## WHAT TO PRODUCE
Using the records provided below, locate and copy each line that contains the word "this".

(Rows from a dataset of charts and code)
────────────────────────────────────────
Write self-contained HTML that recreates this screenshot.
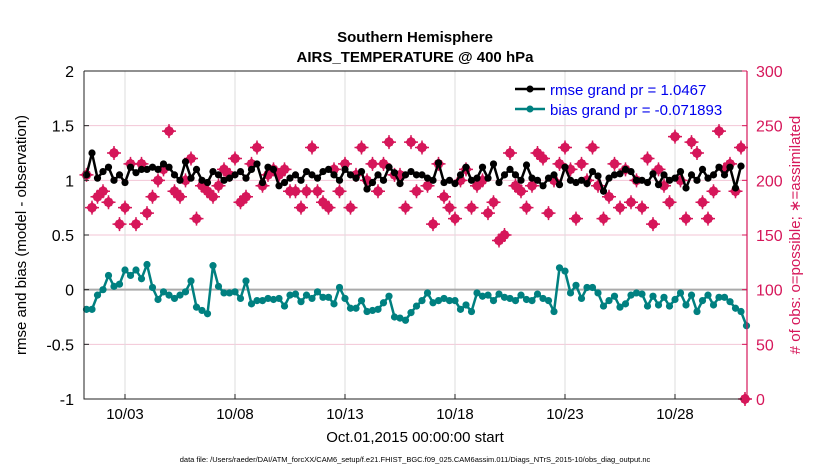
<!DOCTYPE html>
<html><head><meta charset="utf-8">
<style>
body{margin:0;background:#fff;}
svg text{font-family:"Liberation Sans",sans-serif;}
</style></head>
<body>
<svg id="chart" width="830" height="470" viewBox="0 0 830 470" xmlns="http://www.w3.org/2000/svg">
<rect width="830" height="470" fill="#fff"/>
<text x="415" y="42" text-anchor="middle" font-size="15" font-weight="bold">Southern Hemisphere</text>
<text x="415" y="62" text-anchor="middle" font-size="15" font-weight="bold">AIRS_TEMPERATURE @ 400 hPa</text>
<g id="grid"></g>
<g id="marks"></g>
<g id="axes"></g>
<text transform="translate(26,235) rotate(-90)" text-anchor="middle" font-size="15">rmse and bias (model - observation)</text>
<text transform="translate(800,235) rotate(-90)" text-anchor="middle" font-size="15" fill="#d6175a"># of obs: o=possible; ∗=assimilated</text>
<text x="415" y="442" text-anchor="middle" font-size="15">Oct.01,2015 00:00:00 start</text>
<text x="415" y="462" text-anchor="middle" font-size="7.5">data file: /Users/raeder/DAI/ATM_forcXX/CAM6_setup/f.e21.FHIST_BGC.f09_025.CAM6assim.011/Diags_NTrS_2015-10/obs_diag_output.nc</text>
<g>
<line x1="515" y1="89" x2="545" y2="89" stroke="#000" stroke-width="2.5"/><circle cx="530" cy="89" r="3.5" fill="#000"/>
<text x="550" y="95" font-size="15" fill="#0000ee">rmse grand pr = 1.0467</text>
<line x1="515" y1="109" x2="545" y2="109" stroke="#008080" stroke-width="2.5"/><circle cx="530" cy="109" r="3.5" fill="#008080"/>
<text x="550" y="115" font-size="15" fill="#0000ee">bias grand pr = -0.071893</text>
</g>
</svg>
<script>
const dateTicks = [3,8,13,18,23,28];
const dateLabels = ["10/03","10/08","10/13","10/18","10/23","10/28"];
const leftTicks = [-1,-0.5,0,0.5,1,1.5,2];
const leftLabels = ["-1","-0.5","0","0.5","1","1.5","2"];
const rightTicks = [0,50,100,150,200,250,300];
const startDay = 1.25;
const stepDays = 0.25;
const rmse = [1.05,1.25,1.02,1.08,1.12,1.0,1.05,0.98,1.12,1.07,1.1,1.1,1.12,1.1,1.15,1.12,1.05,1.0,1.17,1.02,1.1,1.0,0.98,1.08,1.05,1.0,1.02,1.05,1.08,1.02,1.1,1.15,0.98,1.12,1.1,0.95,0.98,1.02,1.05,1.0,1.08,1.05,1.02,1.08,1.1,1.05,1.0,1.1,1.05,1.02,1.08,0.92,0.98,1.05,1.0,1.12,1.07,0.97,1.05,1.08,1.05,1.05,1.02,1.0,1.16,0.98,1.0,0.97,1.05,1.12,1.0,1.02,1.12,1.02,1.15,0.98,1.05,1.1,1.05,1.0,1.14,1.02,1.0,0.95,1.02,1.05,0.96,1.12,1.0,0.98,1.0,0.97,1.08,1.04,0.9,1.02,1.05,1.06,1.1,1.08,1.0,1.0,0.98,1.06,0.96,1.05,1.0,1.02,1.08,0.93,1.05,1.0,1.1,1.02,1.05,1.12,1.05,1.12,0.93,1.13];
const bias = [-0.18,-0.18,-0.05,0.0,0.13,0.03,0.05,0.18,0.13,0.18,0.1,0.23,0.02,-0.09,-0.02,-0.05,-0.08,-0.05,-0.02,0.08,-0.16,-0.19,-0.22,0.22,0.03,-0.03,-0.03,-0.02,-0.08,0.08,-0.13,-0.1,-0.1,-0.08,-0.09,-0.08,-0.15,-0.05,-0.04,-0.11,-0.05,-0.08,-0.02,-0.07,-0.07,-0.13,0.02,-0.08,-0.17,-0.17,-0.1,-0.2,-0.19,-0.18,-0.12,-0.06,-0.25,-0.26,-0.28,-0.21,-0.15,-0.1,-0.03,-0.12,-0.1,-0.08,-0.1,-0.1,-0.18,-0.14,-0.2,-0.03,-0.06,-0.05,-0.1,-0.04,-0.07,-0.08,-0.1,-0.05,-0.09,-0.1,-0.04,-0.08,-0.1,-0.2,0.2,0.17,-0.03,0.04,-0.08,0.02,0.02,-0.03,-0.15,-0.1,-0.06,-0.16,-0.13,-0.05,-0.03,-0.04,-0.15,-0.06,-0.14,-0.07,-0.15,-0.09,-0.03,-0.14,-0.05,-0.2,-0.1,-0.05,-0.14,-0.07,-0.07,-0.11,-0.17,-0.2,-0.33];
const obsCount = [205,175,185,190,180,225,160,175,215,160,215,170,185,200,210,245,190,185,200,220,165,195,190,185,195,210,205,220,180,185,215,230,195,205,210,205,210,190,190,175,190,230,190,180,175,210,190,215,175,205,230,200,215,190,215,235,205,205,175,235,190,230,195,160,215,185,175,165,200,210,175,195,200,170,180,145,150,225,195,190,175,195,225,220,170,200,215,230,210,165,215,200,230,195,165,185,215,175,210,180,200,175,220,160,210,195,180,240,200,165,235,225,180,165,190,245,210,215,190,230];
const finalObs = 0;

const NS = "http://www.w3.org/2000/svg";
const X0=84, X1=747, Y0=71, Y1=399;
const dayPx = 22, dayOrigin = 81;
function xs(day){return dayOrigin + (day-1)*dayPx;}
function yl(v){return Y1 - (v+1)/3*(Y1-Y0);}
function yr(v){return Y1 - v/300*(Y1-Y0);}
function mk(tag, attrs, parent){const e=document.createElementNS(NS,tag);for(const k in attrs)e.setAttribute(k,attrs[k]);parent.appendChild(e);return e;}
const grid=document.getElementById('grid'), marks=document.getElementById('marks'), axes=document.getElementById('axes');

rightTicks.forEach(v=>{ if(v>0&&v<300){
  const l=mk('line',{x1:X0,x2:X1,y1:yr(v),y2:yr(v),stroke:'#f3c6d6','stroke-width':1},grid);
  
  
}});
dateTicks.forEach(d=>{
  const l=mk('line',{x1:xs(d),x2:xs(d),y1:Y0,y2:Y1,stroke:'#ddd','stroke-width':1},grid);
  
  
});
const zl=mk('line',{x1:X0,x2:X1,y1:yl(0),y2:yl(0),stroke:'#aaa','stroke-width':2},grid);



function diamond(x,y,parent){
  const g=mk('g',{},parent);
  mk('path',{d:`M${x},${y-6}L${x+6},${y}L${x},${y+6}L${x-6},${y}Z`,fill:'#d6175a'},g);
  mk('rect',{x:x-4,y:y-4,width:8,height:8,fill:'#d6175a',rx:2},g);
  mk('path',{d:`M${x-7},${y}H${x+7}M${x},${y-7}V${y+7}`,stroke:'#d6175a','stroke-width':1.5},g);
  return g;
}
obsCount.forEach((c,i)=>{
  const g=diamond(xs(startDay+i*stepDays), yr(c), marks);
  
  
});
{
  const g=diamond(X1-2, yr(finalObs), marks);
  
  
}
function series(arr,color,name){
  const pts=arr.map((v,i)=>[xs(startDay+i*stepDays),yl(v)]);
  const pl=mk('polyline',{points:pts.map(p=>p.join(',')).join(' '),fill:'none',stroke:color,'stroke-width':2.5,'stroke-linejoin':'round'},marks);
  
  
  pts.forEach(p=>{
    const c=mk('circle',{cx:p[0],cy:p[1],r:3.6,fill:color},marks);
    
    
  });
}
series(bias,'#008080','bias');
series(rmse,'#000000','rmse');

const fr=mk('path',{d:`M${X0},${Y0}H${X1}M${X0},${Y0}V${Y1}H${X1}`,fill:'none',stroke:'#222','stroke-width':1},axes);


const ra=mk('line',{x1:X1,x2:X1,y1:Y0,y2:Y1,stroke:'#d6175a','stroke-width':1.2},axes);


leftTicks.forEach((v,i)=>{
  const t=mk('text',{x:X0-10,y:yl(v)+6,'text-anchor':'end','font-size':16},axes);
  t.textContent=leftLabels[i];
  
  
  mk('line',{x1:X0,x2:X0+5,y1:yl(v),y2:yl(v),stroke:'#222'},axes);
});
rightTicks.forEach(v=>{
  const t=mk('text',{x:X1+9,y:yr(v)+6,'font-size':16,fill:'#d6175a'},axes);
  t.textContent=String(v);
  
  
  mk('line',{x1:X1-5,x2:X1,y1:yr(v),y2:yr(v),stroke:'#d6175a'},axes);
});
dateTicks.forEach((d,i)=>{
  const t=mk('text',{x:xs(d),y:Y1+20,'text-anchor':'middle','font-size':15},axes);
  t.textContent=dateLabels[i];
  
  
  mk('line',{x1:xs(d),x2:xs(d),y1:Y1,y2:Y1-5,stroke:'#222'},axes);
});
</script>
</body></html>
────────────────────────────────────────
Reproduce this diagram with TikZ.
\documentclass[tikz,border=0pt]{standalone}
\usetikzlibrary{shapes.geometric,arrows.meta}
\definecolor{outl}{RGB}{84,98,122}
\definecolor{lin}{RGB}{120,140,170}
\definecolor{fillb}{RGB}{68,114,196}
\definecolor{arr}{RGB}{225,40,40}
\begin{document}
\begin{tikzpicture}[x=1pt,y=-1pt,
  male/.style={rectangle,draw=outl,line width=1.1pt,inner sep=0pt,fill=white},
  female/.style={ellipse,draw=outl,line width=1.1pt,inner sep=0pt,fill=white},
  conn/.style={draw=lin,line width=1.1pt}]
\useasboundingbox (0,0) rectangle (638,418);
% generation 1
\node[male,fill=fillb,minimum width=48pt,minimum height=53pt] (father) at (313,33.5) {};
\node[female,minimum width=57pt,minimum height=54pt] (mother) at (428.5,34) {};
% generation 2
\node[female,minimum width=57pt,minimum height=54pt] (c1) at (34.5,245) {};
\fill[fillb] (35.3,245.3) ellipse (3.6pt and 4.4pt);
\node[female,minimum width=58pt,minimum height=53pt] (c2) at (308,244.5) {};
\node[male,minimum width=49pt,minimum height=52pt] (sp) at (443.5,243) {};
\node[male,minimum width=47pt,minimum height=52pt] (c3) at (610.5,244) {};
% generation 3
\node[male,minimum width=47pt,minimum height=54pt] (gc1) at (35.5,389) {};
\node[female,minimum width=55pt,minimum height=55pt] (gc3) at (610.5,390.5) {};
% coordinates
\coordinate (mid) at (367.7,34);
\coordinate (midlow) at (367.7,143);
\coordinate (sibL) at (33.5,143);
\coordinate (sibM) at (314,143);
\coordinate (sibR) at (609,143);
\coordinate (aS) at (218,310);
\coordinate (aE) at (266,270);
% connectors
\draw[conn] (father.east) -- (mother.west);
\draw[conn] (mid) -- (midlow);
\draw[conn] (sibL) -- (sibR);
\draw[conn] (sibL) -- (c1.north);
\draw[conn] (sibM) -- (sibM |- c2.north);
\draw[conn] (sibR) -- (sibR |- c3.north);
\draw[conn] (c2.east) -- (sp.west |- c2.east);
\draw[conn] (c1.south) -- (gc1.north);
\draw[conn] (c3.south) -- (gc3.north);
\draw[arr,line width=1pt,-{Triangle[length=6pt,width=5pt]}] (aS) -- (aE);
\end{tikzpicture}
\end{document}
────────────────────────────────────────
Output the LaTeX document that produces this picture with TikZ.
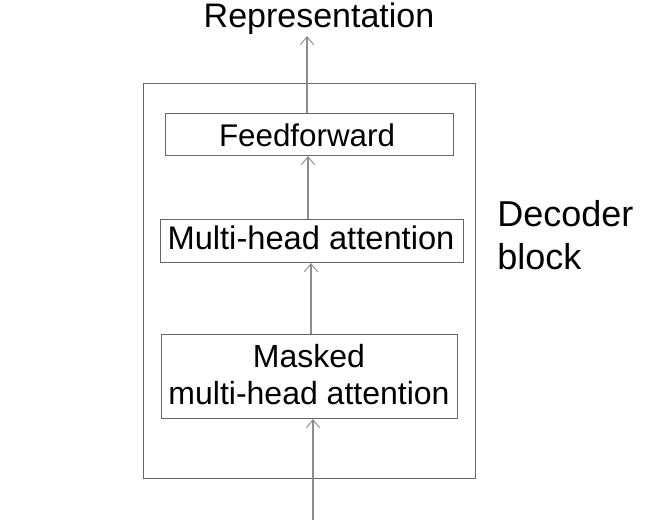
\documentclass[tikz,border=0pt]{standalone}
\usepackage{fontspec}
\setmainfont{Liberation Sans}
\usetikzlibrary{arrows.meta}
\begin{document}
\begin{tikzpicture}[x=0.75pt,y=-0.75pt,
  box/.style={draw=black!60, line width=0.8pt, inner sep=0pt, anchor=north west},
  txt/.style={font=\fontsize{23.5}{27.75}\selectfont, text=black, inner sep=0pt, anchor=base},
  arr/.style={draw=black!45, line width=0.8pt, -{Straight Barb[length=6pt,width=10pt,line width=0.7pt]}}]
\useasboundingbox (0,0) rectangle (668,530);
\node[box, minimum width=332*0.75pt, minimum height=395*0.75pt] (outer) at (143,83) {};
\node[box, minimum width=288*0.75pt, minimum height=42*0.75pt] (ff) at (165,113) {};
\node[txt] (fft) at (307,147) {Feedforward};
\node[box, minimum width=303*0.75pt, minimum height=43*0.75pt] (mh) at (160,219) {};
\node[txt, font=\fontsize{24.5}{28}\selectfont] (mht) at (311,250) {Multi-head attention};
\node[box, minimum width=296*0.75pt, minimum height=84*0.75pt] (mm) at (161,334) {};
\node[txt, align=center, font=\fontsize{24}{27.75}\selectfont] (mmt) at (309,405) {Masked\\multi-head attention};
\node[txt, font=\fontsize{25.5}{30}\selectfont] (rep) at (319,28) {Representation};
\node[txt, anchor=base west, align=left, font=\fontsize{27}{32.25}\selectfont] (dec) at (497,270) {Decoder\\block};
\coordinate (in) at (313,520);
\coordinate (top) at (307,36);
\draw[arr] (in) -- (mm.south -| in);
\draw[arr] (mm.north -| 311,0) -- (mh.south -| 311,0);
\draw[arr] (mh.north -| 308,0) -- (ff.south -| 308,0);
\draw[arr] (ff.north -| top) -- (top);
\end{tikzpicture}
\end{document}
────────────────────────────────────────
## TASK RESULT
Write self-contained HTML that recreates this screenshot.
Reproduce this diagram with TikZ.
Output the LaTeX document that produces this picture with TikZ.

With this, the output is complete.